## [Data]
◆ ◆ ◆

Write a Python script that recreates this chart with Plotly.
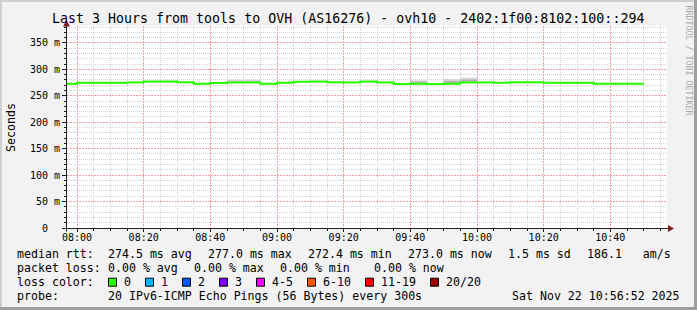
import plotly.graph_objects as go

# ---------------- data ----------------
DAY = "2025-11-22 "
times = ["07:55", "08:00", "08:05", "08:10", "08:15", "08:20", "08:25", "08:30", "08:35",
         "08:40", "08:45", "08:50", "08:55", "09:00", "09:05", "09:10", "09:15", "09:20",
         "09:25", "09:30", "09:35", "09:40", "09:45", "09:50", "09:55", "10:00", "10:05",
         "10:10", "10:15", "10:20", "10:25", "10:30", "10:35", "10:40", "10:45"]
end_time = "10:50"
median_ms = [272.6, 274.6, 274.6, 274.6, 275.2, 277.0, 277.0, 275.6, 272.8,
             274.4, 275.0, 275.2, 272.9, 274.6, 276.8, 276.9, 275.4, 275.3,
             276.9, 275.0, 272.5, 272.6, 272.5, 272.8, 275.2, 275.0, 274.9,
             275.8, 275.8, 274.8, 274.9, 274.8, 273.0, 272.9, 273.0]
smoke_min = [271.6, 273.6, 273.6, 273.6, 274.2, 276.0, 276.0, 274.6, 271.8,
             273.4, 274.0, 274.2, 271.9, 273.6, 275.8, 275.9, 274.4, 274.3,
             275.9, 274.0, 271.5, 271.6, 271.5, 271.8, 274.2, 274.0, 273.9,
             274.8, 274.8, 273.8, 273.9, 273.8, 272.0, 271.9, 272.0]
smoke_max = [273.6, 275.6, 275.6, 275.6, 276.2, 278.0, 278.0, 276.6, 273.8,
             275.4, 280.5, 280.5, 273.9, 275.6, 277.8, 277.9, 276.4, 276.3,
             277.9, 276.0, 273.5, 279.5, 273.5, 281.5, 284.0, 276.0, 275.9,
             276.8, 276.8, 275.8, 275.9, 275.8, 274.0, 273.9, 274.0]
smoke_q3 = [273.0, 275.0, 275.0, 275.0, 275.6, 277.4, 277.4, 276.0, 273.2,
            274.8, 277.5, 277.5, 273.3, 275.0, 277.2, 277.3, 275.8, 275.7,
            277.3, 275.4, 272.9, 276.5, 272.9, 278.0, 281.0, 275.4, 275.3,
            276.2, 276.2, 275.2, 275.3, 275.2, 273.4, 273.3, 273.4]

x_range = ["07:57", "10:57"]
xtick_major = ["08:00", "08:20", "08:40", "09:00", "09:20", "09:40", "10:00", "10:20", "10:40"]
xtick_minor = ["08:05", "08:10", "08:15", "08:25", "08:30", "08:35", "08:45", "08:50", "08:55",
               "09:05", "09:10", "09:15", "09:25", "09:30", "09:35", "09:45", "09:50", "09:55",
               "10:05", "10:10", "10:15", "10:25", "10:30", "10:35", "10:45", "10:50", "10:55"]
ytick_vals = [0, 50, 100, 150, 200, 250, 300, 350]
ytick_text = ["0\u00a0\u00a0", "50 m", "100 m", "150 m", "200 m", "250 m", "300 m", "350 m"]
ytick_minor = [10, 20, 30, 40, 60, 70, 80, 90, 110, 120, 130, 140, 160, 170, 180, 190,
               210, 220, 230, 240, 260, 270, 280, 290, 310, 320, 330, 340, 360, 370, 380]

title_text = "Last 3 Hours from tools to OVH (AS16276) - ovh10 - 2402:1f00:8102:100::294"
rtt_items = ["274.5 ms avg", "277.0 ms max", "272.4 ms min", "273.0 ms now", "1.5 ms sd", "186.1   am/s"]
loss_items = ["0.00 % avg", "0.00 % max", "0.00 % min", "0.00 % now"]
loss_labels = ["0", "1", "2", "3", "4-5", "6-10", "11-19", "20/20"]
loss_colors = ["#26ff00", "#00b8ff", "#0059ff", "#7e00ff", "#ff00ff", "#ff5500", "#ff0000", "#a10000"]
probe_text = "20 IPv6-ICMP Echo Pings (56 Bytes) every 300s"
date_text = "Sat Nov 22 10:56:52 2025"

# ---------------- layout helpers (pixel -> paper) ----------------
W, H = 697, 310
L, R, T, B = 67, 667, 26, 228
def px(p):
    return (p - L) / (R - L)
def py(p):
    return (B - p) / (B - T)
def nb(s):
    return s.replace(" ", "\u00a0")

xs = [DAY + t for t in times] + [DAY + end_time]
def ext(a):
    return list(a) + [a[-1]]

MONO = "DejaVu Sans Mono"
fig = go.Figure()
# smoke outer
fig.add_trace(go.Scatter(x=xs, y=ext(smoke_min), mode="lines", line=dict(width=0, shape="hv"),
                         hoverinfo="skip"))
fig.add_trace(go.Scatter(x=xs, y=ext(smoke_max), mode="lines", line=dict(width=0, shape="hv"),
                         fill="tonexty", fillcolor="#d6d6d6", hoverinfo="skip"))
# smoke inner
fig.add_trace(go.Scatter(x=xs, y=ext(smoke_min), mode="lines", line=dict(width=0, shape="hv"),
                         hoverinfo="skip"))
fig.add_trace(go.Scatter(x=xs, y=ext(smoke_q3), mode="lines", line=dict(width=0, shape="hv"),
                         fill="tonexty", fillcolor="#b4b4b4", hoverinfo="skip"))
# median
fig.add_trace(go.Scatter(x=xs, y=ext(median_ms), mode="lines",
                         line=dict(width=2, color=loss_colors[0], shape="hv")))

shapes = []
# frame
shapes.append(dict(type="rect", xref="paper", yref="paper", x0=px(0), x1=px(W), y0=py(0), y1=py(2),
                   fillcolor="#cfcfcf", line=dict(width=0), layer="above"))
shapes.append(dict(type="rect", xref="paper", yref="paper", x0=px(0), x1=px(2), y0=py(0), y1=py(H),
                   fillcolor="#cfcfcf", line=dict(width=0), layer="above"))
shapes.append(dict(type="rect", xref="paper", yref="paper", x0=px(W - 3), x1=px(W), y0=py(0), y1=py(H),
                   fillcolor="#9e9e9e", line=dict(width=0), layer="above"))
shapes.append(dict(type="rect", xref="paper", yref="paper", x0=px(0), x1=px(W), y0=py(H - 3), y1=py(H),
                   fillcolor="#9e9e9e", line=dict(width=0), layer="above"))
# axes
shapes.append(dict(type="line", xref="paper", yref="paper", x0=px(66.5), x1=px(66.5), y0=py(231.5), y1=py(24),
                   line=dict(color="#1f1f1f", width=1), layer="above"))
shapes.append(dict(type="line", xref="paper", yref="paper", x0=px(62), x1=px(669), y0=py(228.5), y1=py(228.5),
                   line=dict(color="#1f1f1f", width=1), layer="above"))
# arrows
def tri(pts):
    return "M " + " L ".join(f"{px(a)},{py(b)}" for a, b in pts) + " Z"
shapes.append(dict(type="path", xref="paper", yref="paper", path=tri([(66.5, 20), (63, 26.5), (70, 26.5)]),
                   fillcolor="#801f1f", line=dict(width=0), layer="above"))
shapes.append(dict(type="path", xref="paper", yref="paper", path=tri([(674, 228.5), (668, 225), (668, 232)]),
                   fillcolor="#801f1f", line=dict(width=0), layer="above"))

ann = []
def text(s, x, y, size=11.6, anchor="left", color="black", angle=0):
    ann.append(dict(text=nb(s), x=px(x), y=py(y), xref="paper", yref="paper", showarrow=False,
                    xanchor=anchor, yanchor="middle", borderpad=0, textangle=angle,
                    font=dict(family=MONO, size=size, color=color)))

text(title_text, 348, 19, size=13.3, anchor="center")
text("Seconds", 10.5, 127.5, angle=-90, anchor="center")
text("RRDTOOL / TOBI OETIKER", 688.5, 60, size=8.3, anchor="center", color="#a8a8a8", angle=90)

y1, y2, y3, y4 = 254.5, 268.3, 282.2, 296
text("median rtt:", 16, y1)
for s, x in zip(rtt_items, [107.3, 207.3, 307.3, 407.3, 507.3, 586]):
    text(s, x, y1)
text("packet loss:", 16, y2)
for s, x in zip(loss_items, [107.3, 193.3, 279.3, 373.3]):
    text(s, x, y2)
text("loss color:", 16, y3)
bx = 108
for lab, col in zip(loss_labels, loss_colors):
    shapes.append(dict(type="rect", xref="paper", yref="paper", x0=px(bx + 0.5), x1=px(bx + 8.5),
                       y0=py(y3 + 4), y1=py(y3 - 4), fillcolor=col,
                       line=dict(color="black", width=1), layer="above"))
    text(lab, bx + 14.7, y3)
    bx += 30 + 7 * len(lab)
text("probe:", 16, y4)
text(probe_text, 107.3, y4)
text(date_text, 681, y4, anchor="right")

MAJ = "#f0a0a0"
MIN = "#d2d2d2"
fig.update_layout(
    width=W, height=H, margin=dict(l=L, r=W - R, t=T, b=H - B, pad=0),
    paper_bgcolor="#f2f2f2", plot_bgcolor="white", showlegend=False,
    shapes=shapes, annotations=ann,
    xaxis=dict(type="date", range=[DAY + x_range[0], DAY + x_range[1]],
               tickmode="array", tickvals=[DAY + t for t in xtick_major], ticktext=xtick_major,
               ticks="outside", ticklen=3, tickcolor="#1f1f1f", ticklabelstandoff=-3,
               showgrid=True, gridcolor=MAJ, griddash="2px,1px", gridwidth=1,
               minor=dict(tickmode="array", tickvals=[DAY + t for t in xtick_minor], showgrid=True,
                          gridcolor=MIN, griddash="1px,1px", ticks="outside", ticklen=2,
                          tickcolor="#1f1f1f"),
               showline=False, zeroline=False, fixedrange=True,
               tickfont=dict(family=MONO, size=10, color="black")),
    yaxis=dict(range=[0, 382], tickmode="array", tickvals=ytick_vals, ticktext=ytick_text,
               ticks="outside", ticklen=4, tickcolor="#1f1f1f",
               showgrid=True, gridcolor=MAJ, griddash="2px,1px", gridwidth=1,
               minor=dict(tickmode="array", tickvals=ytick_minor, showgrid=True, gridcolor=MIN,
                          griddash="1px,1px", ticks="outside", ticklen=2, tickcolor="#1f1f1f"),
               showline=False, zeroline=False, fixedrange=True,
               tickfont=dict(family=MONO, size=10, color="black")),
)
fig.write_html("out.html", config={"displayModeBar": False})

◆ ◆ ◆

Copy nothing but the lines from the top of the data down to the line containing "import plotly.graph_objects as go", and leave the pictures out.

## [Complete response]
Write a Python script that recreates this chart with Plotly.
import plotly.graph_objects as go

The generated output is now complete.